EXERCISE = Without the pictures, print the lines running from the beginning of the material to the line containing "mids = [(cum[i]", both ends included.

-- Start of GIVEN INFORMATION --

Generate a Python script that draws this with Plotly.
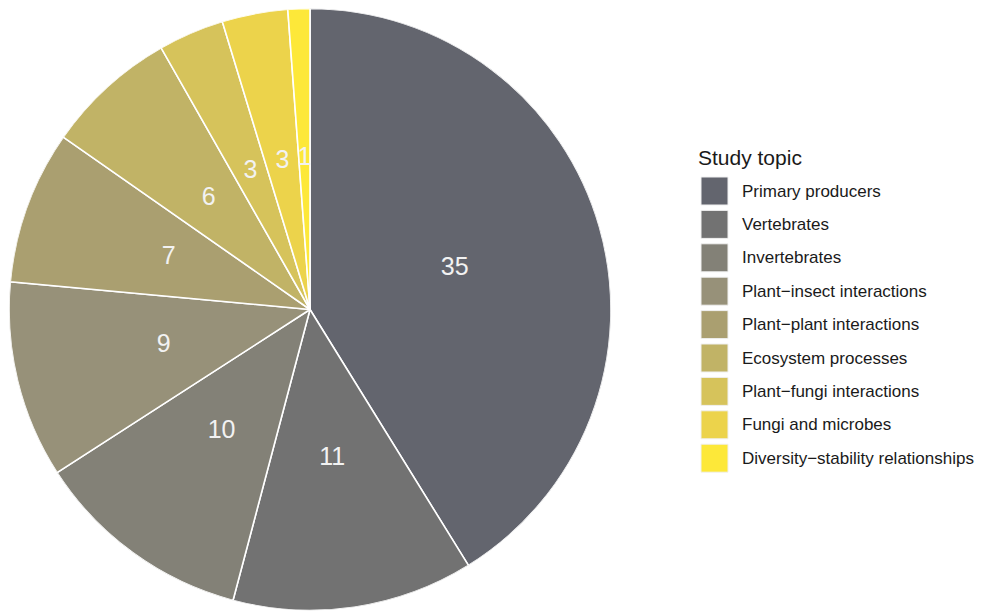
import numpy as np
import plotly.graph_objects as go

categories = ["Primary producers", "Vertebrates", "Invertebrates",
              "Plant\u2212insect interactions", "Plant\u2212plant interactions",
              "Ecosystem processes", "Plant\u2212fungi interactions",
              "Fungi and microbes", "Diversity\u2212stability relationships"]
counts = [35, 11, 10, 9, 7, 6, 3, 3, 1]
colors = ["#63656e", "#727272", "#838177", "#979179", "#aa9f70",
          "#c1b366", "#d6c35b", "#ecd34b", "#fde839"]
legend_title = "Study topic"

W, H = 985, 614
total = sum(counts)
widths = [c / total * 360 for c in counts]
cum = np.cumsum(counts)
mids = [(cum[i] - counts[i] / 2) / total * 360 for i in range(len(counts))]

fig = go.Figure()
fig.add_trace(go.Barpolar(
    r=[1] * len(counts), theta=mids, width=widths,
    marker=dict(color=colors, line=dict(color="white", width=1.6)),
    showlegend=False, hoverinfo="skip"))
fig.add_trace(go.Scatterpolar(
    r=[0.5] * len(counts), theta=mids, mode="text",
    text=[str(c) for c in counts],
    textfont=dict(size=25, color="#f2f2f2", family="Liberation Sans, Arial, sans-serif"),
    showlegend=False, hoverinfo="skip"))

cx, cy, rad = 310, 309.5, 301
fig.update_layout(
    width=W, height=H,
    margin=dict(l=0, r=0, t=0, b=0),
    paper_bgcolor="white", plot_bgcolor="white",
    font=dict(family="Liberation Sans, Arial, sans-serif", color="#1a1a1a"),
    polar=dict(
        domain=dict(x=[(cx - rad) / W, (cx + rad) / W],
                    y=[1 - (cy + rad) / H, 1 - (cy - rad) / H]),
        bgcolor="rgba(0,0,0,0)",
        hole=0,
        radialaxis=dict(range=[0, 1], visible=False),
        angularaxis=dict(direction="clockwise", rotation=90, showticklabels=False,
                         showgrid=False, showline=False, ticks=""),
    ),
)

# manual legend
key_x0, key_w, key_h, top0, pitch = 701, 27, 28, 177, 33.4
shapes = []
annots = [dict(x=696 / W, y=1 - 157 / H, xref="paper", yref="paper",
               text=legend_title, showarrow=False, xanchor="left", yanchor="middle",
               font=dict(size=21, color="#1a1a1a"))]
for i, (cat, col) in enumerate(zip(categories, colors)):
    t = top0 + i * pitch
    shapes.append(dict(type="rect", xref="paper", yref="paper",
                       x0=key_x0 / W, x1=(key_x0 + key_w) / W,
                       y0=1 - (t + key_h) / H, y1=1 - t / H,
                       fillcolor=col, line=dict(color="#f0f0f0", width=1)))
    annots.append(dict(x=740 / W, y=1 - (t + key_h / 2) / H, xref="paper", yref="paper",
                       text=cat, showarrow=False, xanchor="left", yanchor="middle",
                       font=dict(size=17, color="#1a1a1a")))
fig.update_layout(shapes=shapes, annotations=annots)

fig.write_html("out.html")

-- End of GIVEN INFORMATION --

WORKED ANSWER =
Generate a Python script that draws this with Plotly.
import numpy as np
import plotly.graph_objects as go

categories = ["Primary producers", "Vertebrates", "Invertebrates",
              "Plant\u2212insect interactions", "Plant\u2212plant interactions",
              "Ecosystem processes", "Plant\u2212fungi interactions",
              "Fungi and microbes", "Diversity\u2212stability relationships"]
counts = [35, 11, 10, 9, 7, 6, 3, 3, 1]
colors = ["#63656e", "#727272", "#838177", "#979179", "#aa9f70",
          "#c1b366", "#d6c35b", "#ecd34b", "#fde839"]
legend_title = "Study topic"

W, H = 985, 614
total = sum(counts)
widths = [c / total * 360 for c in counts]
cum = np.cumsum(counts)
mids = [(cum[i] - counts[i] / 2) / total * 360 for i in range(len(counts))]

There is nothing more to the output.